*Problem statement*: Take each line containing "draws" and report it exactly as written.

*Supplied material*:
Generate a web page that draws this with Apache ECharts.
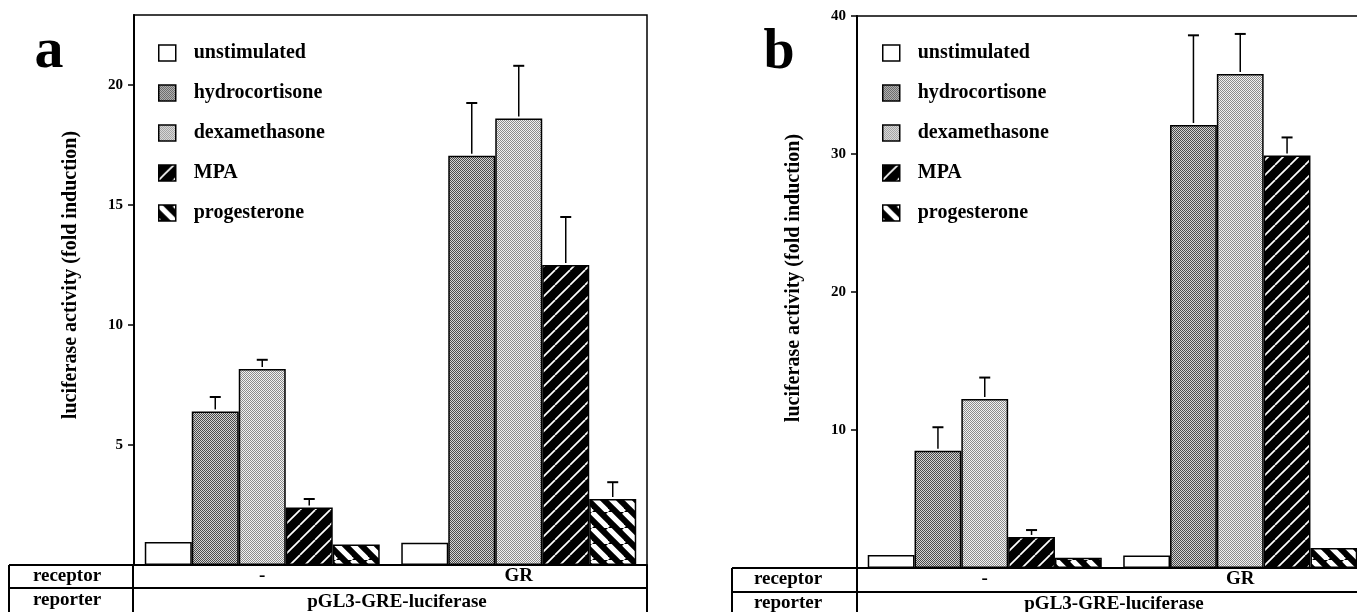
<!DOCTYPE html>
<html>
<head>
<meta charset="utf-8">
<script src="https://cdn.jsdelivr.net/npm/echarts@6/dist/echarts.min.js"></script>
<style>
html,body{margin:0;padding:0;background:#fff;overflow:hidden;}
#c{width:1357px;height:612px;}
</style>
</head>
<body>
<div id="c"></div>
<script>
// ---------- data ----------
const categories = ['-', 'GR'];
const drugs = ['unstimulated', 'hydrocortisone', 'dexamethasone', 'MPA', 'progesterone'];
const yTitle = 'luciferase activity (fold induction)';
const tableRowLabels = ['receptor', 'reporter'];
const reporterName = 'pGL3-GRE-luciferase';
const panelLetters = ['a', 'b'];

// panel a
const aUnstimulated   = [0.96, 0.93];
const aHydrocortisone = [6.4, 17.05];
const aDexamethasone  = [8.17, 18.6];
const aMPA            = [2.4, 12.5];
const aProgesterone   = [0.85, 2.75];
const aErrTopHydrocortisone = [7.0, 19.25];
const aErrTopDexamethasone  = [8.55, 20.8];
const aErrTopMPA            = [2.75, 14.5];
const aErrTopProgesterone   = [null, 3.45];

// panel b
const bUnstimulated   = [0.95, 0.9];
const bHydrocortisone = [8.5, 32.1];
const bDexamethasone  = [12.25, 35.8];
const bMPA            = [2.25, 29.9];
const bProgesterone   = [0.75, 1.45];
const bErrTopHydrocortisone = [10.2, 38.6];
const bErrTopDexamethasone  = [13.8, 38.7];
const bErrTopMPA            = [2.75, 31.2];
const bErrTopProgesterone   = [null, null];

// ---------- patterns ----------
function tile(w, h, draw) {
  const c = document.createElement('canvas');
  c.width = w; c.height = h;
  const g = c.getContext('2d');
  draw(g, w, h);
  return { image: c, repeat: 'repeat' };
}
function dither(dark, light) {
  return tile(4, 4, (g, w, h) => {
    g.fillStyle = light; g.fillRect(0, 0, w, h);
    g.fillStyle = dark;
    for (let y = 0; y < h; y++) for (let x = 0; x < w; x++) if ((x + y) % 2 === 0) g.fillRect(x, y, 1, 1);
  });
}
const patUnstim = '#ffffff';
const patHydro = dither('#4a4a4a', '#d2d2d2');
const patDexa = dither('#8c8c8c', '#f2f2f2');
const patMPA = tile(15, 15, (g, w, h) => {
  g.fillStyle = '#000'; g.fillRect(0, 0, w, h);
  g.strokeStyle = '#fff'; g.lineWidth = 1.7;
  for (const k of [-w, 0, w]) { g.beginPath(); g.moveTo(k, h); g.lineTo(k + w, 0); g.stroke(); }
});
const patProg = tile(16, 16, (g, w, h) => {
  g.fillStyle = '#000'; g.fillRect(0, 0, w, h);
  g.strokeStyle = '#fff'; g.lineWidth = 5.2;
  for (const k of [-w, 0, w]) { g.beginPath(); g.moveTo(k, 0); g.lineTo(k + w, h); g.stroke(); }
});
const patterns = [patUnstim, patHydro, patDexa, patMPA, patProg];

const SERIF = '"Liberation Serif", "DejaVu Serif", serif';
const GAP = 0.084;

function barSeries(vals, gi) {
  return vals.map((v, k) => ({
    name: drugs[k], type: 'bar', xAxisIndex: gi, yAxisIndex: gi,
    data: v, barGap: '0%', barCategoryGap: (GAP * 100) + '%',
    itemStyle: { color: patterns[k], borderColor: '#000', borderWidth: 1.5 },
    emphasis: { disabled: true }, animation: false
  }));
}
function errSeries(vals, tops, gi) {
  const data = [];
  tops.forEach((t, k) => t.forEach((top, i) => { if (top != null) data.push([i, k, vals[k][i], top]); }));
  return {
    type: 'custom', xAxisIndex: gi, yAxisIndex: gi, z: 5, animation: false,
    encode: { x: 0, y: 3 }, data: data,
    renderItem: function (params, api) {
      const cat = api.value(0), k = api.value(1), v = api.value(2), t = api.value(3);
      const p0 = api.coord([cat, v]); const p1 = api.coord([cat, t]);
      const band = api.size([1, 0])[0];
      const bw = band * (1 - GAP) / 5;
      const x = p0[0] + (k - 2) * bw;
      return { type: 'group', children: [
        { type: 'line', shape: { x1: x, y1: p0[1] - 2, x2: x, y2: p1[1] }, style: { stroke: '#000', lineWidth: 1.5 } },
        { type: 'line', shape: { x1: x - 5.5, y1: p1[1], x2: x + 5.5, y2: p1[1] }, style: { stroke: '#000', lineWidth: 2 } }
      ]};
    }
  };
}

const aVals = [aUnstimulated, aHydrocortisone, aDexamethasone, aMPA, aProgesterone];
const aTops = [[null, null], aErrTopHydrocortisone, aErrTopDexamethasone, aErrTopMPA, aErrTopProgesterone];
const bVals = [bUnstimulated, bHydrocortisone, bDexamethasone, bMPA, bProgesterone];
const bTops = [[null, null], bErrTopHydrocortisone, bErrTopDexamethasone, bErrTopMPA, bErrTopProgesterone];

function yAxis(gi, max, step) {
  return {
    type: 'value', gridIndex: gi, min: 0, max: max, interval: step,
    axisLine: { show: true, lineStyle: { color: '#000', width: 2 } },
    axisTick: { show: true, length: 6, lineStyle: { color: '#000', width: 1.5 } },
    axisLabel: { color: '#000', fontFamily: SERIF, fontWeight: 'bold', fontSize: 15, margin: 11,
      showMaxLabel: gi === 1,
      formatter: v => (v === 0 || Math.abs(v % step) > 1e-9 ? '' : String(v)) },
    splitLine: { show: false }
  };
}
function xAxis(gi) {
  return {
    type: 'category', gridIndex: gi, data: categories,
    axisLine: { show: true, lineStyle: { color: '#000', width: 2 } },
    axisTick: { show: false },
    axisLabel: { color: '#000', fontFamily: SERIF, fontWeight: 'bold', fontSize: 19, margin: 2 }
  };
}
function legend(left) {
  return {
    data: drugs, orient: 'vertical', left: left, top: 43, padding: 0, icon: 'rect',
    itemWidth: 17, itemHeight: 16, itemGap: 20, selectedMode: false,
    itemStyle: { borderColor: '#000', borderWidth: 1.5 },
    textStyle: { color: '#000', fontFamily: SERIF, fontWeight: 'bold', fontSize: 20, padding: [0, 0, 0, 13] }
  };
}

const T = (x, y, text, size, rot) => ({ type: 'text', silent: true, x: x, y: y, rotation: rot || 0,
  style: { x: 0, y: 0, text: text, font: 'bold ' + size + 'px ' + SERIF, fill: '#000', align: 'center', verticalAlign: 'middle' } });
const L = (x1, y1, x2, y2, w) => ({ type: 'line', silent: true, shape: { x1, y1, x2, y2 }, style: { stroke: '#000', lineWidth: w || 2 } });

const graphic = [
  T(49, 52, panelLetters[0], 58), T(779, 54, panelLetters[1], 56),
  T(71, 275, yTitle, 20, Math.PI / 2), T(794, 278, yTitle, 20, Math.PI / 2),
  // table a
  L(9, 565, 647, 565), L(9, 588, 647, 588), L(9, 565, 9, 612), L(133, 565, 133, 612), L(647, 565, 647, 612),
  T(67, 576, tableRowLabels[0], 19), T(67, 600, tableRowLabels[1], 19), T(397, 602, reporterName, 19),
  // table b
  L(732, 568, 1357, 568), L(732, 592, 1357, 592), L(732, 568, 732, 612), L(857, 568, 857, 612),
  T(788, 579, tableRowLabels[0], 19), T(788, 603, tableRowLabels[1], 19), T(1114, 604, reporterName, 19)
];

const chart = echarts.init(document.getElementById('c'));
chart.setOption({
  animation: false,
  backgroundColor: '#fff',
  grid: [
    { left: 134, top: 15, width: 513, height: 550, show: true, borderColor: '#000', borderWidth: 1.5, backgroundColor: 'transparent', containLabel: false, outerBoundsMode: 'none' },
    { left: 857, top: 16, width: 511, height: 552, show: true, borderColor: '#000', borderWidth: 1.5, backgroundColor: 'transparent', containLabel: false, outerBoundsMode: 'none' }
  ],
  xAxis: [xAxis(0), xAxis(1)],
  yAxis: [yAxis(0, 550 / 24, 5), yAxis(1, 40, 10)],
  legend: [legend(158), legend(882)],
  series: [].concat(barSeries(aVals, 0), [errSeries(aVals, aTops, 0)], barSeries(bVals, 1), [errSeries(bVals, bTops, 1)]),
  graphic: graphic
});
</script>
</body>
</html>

--

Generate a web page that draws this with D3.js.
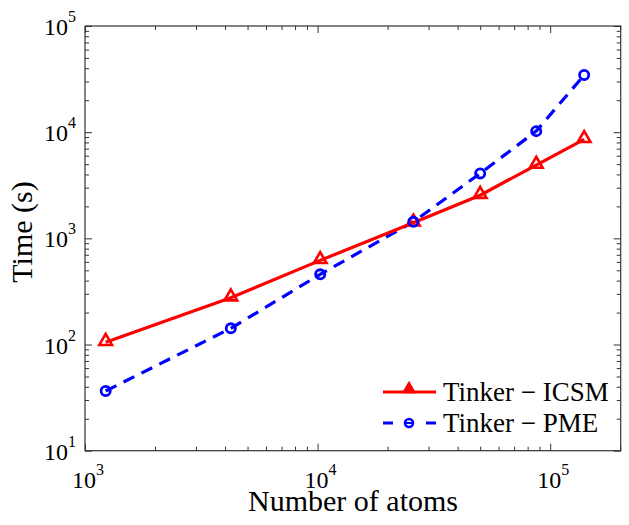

*Full solution*:
Generate a web page that draws this with Apache ECharts.
Generate a web page that draws this with D3.js.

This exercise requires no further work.